On May 12, 2026, the Shanghai International Leisure & Amusement Park Exhibition (LEAP 2026), scheduled for July 15–18, 2026, announced the launch of a dedicated ‘Green Playground Materials Certification Zone’ — its first such initiative. This development signals growing alignment between Chinese indoor playground suppliers and evolving sustainability requirements from major European and North American theme park buyers.
On May 12, 2026, organizers confirmed that LEAP 2026 (July 15–18, 2026) will feature a newly established ‘Green Playground Materials Certification Zone’. UL Solutions, SGS, and TÜV Rheinland will jointly offer on-site expedited certification services for Environmental Product Declarations (EPD) and the Global Recycled Standard (GRS). A delegation of procurement teams from major European and North American theme parks has confirmed attendance, with a stated focus on evaluating Chinese indoor playground suppliers’ capacity to apply sustainable materials.

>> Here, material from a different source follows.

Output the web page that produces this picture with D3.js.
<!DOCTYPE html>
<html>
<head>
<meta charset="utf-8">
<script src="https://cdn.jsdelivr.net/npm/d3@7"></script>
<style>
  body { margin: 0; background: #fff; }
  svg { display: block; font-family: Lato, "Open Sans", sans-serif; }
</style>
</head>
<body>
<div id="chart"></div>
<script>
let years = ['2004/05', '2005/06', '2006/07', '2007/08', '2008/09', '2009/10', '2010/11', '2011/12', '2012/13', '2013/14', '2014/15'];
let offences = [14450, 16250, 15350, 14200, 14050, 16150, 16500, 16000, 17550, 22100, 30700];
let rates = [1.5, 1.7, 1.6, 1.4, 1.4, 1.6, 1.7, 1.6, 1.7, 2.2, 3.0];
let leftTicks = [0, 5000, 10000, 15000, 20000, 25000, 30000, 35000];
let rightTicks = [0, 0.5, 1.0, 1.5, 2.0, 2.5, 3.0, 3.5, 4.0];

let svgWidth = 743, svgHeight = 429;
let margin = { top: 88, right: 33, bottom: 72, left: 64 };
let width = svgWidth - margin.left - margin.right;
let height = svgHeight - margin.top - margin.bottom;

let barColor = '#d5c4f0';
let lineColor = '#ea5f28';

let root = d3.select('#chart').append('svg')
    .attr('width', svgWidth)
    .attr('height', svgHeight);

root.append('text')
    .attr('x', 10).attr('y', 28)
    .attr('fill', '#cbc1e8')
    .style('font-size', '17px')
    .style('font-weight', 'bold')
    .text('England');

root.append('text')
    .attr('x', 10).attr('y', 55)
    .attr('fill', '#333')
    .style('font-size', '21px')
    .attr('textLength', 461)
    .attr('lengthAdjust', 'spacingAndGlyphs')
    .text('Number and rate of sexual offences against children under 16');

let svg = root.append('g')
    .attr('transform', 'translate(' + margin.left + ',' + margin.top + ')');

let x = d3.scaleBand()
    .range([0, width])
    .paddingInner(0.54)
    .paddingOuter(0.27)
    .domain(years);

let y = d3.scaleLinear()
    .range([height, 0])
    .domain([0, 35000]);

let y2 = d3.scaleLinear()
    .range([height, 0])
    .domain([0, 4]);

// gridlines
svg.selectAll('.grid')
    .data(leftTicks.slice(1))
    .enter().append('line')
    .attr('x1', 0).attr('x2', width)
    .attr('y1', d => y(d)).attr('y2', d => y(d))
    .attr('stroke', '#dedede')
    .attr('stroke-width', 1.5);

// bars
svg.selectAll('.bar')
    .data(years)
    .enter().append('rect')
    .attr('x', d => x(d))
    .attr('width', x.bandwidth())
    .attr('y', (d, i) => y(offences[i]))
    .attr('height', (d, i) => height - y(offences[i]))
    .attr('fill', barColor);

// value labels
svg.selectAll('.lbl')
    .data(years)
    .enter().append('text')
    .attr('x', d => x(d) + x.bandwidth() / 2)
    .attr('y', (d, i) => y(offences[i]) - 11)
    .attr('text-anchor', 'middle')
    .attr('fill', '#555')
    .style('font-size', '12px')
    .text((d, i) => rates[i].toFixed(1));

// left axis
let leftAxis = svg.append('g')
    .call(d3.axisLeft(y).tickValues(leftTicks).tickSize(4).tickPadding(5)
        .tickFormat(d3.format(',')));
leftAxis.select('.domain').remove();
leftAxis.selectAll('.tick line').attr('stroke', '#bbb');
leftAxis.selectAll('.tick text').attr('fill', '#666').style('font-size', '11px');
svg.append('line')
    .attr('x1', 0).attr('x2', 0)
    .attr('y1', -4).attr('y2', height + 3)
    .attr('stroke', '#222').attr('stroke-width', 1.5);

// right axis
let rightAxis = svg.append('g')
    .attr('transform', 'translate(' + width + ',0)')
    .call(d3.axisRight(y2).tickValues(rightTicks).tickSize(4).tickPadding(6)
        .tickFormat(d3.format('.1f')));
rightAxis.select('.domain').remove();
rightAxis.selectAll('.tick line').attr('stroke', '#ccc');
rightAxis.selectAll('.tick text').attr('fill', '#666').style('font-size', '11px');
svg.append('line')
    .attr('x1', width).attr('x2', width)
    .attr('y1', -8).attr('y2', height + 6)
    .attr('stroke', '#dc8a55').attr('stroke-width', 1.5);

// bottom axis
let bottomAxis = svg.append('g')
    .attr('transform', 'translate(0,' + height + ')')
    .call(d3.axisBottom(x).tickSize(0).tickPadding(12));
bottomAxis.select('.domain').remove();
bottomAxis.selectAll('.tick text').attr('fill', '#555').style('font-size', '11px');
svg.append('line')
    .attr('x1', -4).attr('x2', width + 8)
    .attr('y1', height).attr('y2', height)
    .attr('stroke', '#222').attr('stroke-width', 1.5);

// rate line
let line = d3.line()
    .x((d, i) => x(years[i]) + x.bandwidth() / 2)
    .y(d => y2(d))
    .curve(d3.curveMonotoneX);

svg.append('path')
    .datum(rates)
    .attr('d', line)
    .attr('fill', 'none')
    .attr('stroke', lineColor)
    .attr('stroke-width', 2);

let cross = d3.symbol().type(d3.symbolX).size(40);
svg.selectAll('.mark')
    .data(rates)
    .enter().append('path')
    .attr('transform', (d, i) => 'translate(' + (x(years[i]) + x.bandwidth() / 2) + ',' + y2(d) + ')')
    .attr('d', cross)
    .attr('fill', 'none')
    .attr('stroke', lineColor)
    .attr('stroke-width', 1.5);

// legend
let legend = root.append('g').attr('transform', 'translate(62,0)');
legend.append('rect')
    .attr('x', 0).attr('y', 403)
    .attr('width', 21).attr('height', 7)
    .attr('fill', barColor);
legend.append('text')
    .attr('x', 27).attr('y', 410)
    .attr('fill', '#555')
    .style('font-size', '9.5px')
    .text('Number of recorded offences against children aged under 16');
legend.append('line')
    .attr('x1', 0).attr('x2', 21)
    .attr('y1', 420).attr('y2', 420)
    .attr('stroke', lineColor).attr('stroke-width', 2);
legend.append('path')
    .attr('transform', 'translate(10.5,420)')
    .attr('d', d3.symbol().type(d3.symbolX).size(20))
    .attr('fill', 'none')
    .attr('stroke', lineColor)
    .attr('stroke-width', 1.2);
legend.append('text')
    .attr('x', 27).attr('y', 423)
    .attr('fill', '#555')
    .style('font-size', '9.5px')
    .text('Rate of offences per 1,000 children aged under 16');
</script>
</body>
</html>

These companies face direct pressure to demonstrate verifiable environmental credentials when engaging with Western buyers. The presence of on-site EPD/GRS certification at LEAP means that pre-show preparation of material data and documentation may now influence buyer engagement outcomes during the exhibition itself.
Suppliers providing input materials for indoor playground components are increasingly expected to supply certified feedstock. The certification zone highlights demand for traceable, auditable upstream sustainability data — not just final product compliance.

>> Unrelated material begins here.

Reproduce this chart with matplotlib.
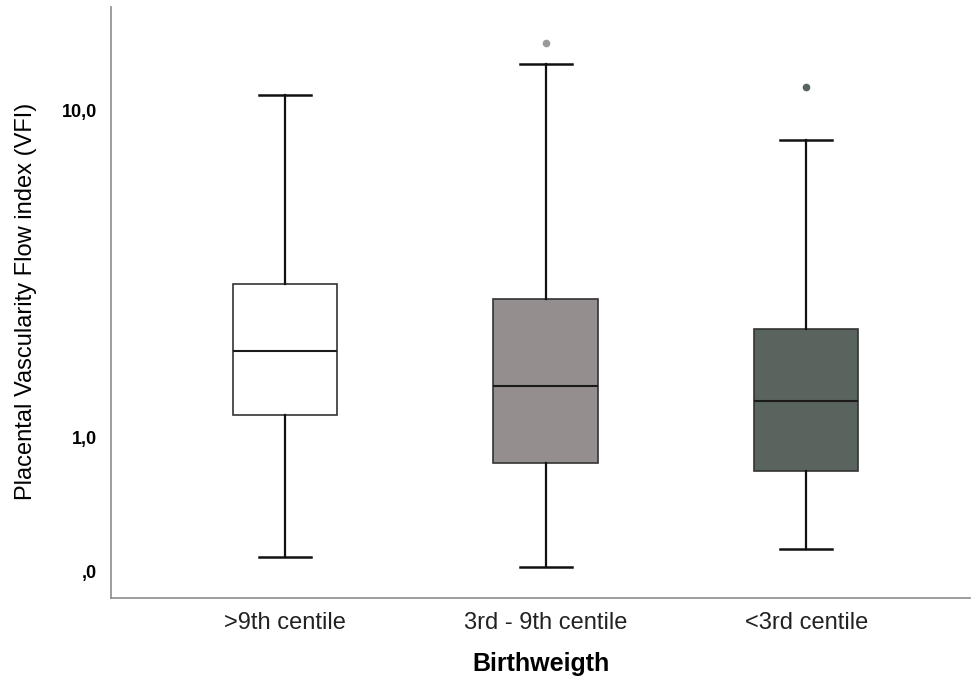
import matplotlib.pyplot as plt

# box statistics (log-scaled VFI)
groups = ['>9th centile', '3rd - 9th centile', '<3rd centile']
whisker_low = [0.428, 0.399, 0.453]
q1 = [1.168, 0.832, 0.787]
median = [1.84, 1.43, 1.29]
q3 = [2.95, 2.65, 2.14]
whisker_high = [11.2, 13.9, 8.15]
outliers = [[], [16.1], [11.8]]

box_colors = ['#ffffff', '#948f8e', '#5a645e']
flier_colors = ['#999999', '#999999', '#5a645e']

ytick_vals = [0.388, 1.0, 10.0]
ytick_labels = [',0', '1,0', '10,0']

plt.rcParams['font.family'] = ['Liberation Sans', 'DejaVu Sans']

fig = plt.figure(figsize=(9.71, 6.82), dpi=100)
ax = fig.add_axes([111 / 971, 84 / 682, 859 / 971, 591 / 682])

stats = []
for i in range(len(groups)):
    stats.append({'whislo': whisker_low[i], 'q1': q1[i], 'med': median[i],
                  'q3': q3[i], 'whishi': whisker_high[i], 'fliers': outliers[i]})

bp = ax.bxp(stats, positions=range(len(groups)), widths=0.40, capwidths=0.2,
            patch_artist=True, showfliers=False,
            boxprops=dict(edgecolor='#333333', linewidth=1.2),
            medianprops=dict(color='#1a1a1a', linewidth=1.5),
            whiskerprops=dict(color='#111111', linewidth=1.6),
            capprops=dict(color='#111111', linewidth=1.8))
for patch, c in zip(bp['boxes'], box_colors):
    patch.set_facecolor(c)

for i, pts in enumerate(outliers):
    if pts:
        ax.plot([i] * len(pts), pts, 'o', color=flier_colors[i], markersize=5.5,
                markeredgewidth=0)

ax.set_yscale('log')
ax.set_ylim(0.321, 20.8)
ax.set_xlim(-0.667, 2.628)
ax.yaxis.set_minor_locator(plt.NullLocator())
ax.set_yticks(ytick_vals)
ax.set_yticklabels(ytick_labels, fontweight='bold', fontsize=13)
ax.set_xticks(range(len(groups)))
ax.set_xticklabels(groups, fontsize=17, color='#222222')
ax.tick_params(axis='both', length=0)
ax.tick_params(axis='x', pad=10)
ax.tick_params(axis='y', pad=10)

for s in ['top', 'right']:
    ax.spines[s].set_visible(False)
for s in ['left', 'bottom']:
    ax.spines[s].set_color('#8c8c8c')
    ax.spines[s].set_linewidth(1.2)

ax.set_xlabel('Birthweigth', fontsize=18, fontweight='bold')
ax.xaxis.set_label_coords(0.5, -0.112)
ax.xaxis.label.set_va('center')
ax.set_ylabel('Placental Vascularity Flow index (VFI)', fontsize=17)
ax.yaxis.set_label_coords(-0.086, 0.5025)

plt.savefig('out.png', dpi=100)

Manufacturers producing under private labels or integrated systems must now manage dual documentation streams: one for internal quality control, and another for third-party ESG verification. Their ability to support clients in obtaining EPD/GRS may become a differentiating factor in tender evaluations.
The participation of UL Solutions, SGS, and TÜV Rheinland indicates intensified demand for localized, time-efficient ESG verification. Service providers offering EPD development or GRS chain-of-custody audits may see increased inquiries from mid-tier Chinese manufacturers seeking pre-show readiness.
The initial announcement confirms on-site EPD and GRS services, but details such as minimum sample requirements, turnaround time, and cost structure remain unconfirmed. Stakeholders should track official LEAP communications for operational parameters before committing resources.
Companies targeting European or U.S. theme park buyers should identify high-priority product families — especially those using recycled content or bio-based polymers — and begin compiling batch-level sourcing records, supplier declarations, and test reports ahead of the show.
While on-site certification is offered, actual procurement decisions depend on individual buyer policies. Some may require full GRS-certified facilities; others may accept EPD only for specific components. Companies should avoid assuming that obtaining on-site verification automatically satisfies all client sustainability gateways.
EPD development requires life-cycle inventory data spanning raw material extraction, manufacturing energy use, and transport. Effective preparation demands early alignment across departments — not just last-minute submission to certification bodies.
Observably, this move reflects a structural shift rather than a one-off marketing effort: the co-location of certification infrastructure with buyer delegations suggests growing institutionalization of ESG due diligence in leisure equipment procurement. Analysis shows that the initiative functions primarily as an early-warning signal — indicating tightening expectations in downstream markets, not yet a mandatory barrier. From an industry perspective, it marks the point where sustainability verification begins moving from post-sale compliance support into the front-end commercial engagement process. Continued attention is warranted because buyer-led audits and contractual sustainability clauses are likely to follow broader adoption of these standards beyond LEAP.

Conclusion: This announcement does not introduce new regulation, but it does crystallize an emerging commercial reality — ESG documentation is becoming part of the baseline qualification for engagement with major Western theme park operators. It is best understood not as an immediate compliance deadline, but as an indicator of accelerating integration of environmental accountability into procurement workflows across the indoor playground value chain.
Source: Official announcement by LEAP 2026 organizers, released May 12, 2026. Details regarding certification fees, application deadlines, and participating buyer organizations remain pending and are subject to further official disclosure.